Showing posts with label Twitter. Show all posts
Showing posts with label Twitter. Show all posts

Tuesday, June 2, 2009

Exploring "The Social" in the Twitter Universe

There has indeed been a lot written about Twitter as of late. Fred Stutzman blogged incisively a couple of days ago about demographic paradigms dialectically tethered to Twitter, blogs, and many things social media. Since then the remapping of "the social" has been a point of mental occupation for me. Today, TechCrunch published a piece entitled "The Future of Twitter Visualized". In it M G Siegler provides links to some groovy charts forecasting possible futures for the popular service. Scenarios range from worldwide domination to swift acquisition by another tech player. The visuals are pretty neat and I recommend checking them out.

My point to all this is that in none of the scenarios did anyone argue that the new paradigm Twitter has ushered in will disappear (or lose influence/user preference). We,whether we use Twitter or not, now live in a context that conceptualizes communication, social relation, social access, and social identity way differently. In Life on the Screen: Identity in the Age of the Internet, Sherry Turkle is recasting Fredric Jameson when she writes, "In simulation, identity can be fluid and multiple, a signifier no longer clearly points to a thing that is signified, and understanding is less likely to proceed through analysis than by navigation through virtual space" (p.49). Turkle's prescience is probably even astounding to her.

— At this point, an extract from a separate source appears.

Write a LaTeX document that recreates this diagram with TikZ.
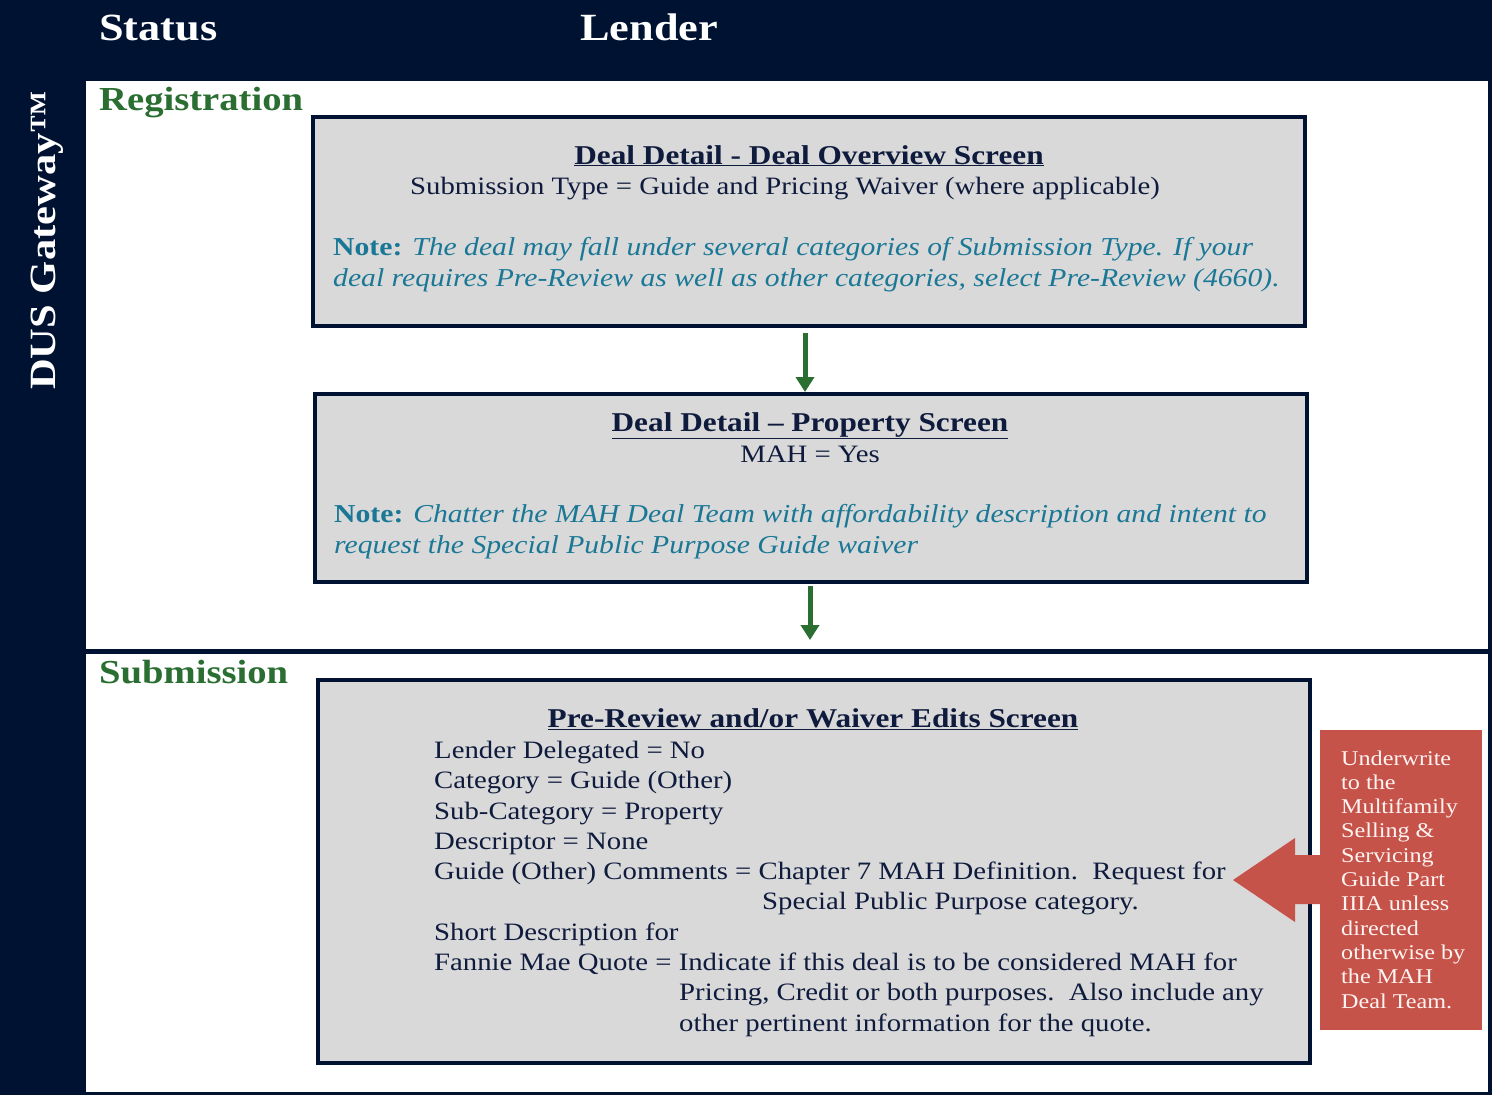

With the ubiquity/mobility of Internet access and the waning influence of traditional textual mediums, our social realities and identities are rapidly changing faster than Turkle or most anyone else could have imagined. What was previously abstracted, apprehended only through the best postmodern theory (like Jameson), is now material---made apparent in our daily practices and inscribed in the corporeal and the now sentient places we traverse.

Sunday, July 27, 2008

Twitter, Blogs, and the Public Sphere

A recent Fast Company feed by Robert Scoble that offers some incisive nuggets on Twitter, RSS, MSFT, and several other user/tech trends has me thinking about the ever-changing public sphere. I am particularly curious about the claim that Twitter will continue to emerge as the update/news/marketing vehicle of preference. I can certainly see how this would work, and Scoble's habits of information foraging and consumption are in line with my own as well as so many others.

Print media plays less and less of a role in my life and, like Scoble, RSS feeds seem less attractive to me these days. Scoble argues in this piece, which is actually highlights from a week's worth of tweetstream (ah, postmodern narrative once again), that Twitter is the public conversation with diverse interests. I read his piece to fuse Twitter with blogs' messages in a way that complements both...ultimately creating a dialogue and remediation of events of interest. His specific claim is, "Twitter is the public square. Lots of noise, little signal. Blogs are like a speech. Signal, but little noise ... ". Such rich information texture fulfills a role that decaying print media cannot. His points make sense.

With such user-centric "news" construction however, a sincere concern over criticality does emerge. Sometimes institutional authorities, like "experts" in historical media, do offer information in a way that deconceals certain beliefs or "common sense". Blogs can do this too, but they can also reinscribe ill-founded notions, such as sexism or racism. Not to get all librarian/English teacher about this, but the ability to scrutinize sources and information is key here. To this end, Fred Stutzman's April post on curation is a good read for such sentiment.

Assuming we are inserted upon this path, it makes sense to look for creative, efficient, and informative ways to leverage social media so that the information we need (whether we know it or not) gets to us. Equally as important, is the commitment to questioning bias in information and the applications/devices that deliver it to us. Limitations (like that of print) or blind spots (like perspectives of many bloggers) must be held in account.